* [WRITTEN INSTRUCTION]
Only the lines from the start of the data below through the line that contains "63, 68, 70]" are to be copied, exactly and without pictures.

* [COLLECTED DATA]
━━━━━━

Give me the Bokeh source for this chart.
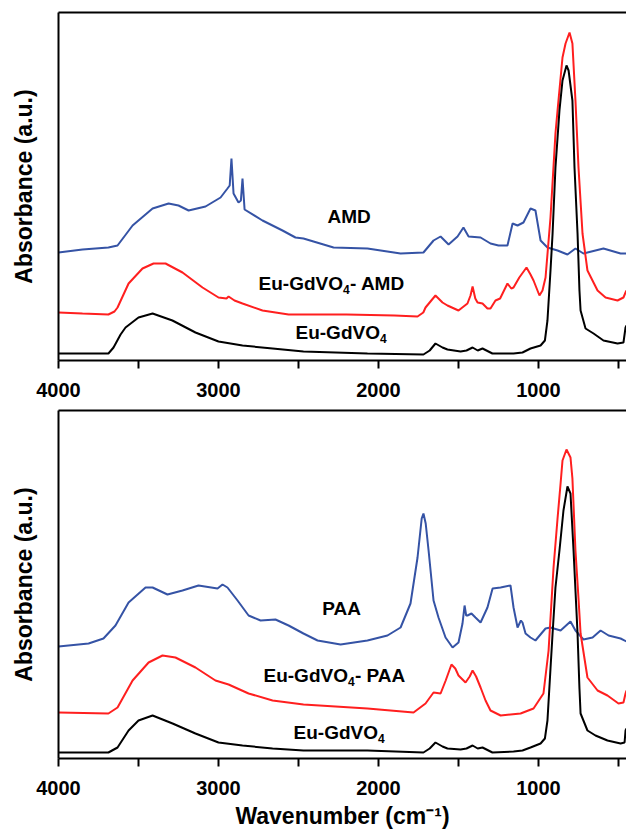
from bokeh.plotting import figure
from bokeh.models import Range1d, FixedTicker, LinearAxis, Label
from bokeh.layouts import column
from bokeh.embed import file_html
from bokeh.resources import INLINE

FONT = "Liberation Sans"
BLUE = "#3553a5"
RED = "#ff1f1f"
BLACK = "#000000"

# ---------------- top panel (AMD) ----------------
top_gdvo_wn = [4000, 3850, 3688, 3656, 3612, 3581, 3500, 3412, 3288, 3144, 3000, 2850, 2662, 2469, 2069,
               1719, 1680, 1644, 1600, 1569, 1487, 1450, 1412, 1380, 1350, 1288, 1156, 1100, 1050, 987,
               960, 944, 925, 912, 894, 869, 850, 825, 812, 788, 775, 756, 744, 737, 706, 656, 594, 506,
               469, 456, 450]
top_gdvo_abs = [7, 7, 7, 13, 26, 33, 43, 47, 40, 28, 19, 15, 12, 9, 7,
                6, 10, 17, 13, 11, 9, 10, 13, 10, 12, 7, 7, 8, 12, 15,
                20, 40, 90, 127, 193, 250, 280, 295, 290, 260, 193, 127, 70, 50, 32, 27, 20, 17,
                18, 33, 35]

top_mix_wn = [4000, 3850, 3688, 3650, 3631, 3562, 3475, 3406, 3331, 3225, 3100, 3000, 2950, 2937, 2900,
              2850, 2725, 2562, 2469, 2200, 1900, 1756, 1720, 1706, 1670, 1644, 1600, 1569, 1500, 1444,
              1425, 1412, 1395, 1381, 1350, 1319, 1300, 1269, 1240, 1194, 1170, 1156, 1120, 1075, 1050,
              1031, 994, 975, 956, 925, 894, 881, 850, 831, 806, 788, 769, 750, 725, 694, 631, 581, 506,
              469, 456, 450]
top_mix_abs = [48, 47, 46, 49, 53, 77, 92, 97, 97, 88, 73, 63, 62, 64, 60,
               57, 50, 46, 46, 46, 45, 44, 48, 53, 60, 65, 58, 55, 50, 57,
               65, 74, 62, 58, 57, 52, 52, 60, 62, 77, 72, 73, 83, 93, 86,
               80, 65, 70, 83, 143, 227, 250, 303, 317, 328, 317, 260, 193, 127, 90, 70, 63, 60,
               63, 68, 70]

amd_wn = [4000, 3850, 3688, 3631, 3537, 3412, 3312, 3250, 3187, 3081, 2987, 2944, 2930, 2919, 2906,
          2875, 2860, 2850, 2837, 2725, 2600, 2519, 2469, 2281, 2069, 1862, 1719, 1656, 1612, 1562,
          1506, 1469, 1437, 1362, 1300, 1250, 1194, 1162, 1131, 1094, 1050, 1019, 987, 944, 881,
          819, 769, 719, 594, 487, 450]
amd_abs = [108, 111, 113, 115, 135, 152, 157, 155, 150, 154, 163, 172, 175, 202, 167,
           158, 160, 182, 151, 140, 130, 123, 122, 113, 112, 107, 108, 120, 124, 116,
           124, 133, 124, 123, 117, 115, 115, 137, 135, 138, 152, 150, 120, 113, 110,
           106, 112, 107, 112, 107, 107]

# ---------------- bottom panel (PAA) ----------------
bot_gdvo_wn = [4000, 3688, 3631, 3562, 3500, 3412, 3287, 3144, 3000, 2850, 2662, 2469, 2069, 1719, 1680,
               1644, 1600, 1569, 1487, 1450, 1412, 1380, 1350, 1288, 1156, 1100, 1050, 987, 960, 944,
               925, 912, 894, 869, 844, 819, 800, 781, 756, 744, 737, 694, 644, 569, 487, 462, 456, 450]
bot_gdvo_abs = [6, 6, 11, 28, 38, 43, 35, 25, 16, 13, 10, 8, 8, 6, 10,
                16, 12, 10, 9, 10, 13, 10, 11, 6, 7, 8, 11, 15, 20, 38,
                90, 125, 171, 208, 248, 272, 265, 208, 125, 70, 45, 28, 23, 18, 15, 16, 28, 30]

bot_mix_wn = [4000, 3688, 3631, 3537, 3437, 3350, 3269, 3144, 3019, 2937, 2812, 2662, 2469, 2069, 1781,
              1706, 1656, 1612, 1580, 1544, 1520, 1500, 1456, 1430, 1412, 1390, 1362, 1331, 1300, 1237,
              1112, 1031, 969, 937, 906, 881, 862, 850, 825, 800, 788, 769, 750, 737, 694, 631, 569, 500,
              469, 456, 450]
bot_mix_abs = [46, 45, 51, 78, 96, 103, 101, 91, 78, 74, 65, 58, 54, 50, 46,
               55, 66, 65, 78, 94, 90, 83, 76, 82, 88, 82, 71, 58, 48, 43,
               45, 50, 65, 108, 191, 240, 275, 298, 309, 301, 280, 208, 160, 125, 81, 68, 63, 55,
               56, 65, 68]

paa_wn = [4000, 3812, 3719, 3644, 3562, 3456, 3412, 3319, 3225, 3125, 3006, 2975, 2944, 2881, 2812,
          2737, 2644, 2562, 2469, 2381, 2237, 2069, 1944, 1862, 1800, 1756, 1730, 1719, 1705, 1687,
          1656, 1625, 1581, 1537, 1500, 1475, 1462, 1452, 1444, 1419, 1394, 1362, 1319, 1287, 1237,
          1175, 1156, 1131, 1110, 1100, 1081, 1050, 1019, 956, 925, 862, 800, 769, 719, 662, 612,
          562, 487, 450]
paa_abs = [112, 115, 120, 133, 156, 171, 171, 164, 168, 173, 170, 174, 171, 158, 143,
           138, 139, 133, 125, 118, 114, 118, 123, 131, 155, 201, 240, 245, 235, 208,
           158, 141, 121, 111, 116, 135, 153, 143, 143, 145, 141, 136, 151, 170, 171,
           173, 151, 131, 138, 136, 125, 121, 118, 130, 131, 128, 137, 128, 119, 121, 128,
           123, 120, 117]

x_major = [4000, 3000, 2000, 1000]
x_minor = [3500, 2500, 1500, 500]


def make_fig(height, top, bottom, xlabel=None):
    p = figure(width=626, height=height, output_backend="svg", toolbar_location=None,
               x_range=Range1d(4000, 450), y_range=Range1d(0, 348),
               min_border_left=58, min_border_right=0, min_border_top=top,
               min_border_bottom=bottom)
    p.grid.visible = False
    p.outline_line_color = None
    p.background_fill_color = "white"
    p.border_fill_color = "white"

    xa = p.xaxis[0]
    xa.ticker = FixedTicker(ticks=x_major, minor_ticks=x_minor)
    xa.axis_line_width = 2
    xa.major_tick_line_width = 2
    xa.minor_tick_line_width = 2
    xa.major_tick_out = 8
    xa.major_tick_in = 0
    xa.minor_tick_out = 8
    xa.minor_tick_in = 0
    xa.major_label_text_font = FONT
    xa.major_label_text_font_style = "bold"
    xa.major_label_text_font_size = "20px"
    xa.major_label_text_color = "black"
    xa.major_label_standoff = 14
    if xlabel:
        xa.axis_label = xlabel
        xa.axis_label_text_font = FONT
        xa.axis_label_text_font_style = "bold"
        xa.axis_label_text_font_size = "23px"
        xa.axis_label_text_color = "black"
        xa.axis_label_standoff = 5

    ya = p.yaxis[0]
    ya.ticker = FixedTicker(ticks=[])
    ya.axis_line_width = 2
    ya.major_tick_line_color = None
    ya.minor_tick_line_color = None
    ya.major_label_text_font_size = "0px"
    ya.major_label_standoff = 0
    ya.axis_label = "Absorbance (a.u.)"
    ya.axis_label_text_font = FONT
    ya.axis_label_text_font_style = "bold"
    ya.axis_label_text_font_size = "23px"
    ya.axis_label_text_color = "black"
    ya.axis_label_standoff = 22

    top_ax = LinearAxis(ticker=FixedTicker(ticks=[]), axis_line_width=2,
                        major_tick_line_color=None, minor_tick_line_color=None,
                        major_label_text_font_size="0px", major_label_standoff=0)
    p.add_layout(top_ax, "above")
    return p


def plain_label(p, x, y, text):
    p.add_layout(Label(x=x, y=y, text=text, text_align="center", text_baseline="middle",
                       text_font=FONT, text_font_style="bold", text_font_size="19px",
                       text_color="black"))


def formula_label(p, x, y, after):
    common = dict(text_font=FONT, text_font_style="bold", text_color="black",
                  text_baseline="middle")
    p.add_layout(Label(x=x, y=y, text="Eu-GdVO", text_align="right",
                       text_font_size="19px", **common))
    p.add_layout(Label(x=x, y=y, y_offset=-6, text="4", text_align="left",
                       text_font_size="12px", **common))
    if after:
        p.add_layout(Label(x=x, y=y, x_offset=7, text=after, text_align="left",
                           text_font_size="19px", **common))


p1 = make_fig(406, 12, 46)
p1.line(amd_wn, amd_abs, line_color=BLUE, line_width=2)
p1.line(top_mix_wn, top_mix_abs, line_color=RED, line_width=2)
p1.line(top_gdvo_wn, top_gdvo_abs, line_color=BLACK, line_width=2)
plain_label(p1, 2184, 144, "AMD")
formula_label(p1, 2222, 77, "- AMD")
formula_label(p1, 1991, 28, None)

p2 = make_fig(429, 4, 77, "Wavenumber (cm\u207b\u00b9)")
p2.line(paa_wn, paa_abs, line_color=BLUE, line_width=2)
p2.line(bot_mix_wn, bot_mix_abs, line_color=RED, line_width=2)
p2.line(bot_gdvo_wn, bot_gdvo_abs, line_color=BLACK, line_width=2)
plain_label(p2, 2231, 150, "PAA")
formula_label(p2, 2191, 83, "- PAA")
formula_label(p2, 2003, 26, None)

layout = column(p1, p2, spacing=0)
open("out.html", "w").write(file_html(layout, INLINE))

━━━━━━

* [ANSWER TO THE PROBLEM]
Give me the Bokeh source for this chart.
from bokeh.plotting import figure
from bokeh.models import Range1d, FixedTicker, LinearAxis, Label
from bokeh.layouts import column
from bokeh.embed import file_html
from bokeh.resources import INLINE

FONT = "Liberation Sans"
BLUE = "#3553a5"
RED = "#ff1f1f"
BLACK = "#000000"

# ---------------- top panel (AMD) ----------------
top_gdvo_wn = [4000, 3850, 3688, 3656, 3612, 3581, 3500, 3412, 3288, 3144, 3000, 2850, 2662, 2469, 2069,
               1719, 1680, 1644, 1600, 1569, 1487, 1450, 1412, 1380, 1350, 1288, 1156, 1100, 1050, 987,
               960, 944, 925, 912, 894, 869, 850, 825, 812, 788, 775, 756, 744, 737, 706, 656, 594, 506,
               469, 456, 450]
top_gdvo_abs = [7, 7, 7, 13, 26, 33, 43, 47, 40, 28, 19, 15, 12, 9, 7,
                6, 10, 17, 13, 11, 9, 10, 13, 10, 12, 7, 7, 8, 12, 15,
                20, 40, 90, 127, 193, 250, 280, 295, 290, 260, 193, 127, 70, 50, 32, 27, 20, 17,
                18, 33, 35]

top_mix_wn = [4000, 3850, 3688, 3650, 3631, 3562, 3475, 3406, 3331, 3225, 3100, 3000, 2950, 2937, 2900,
              2850, 2725, 2562, 2469, 2200, 1900, 1756, 1720, 1706, 1670, 1644, 1600, 1569, 1500, 1444,
              1425, 1412, 1395, 1381, 1350, 1319, 1300, 1269, 1240, 1194, 1170, 1156, 1120, 1075, 1050,
              1031, 994, 975, 956, 925, 894, 881, 850, 831, 806, 788, 769, 750, 725, 694, 631, 581, 506,
              469, 456, 450]
top_mix_abs = [48, 47, 46, 49, 53, 77, 92, 97, 97, 88, 73, 63, 62, 64, 60,
               57, 50, 46, 46, 46, 45, 44, 48, 53, 60, 65, 58, 55, 50, 57,
               65, 74, 62, 58, 57, 52, 52, 60, 62, 77, 72, 73, 83, 93, 86,
               80, 65, 70, 83, 143, 227, 250, 303, 317, 328, 317, 260, 193, 127, 90, 70, 63, 60,
               63, 68, 70]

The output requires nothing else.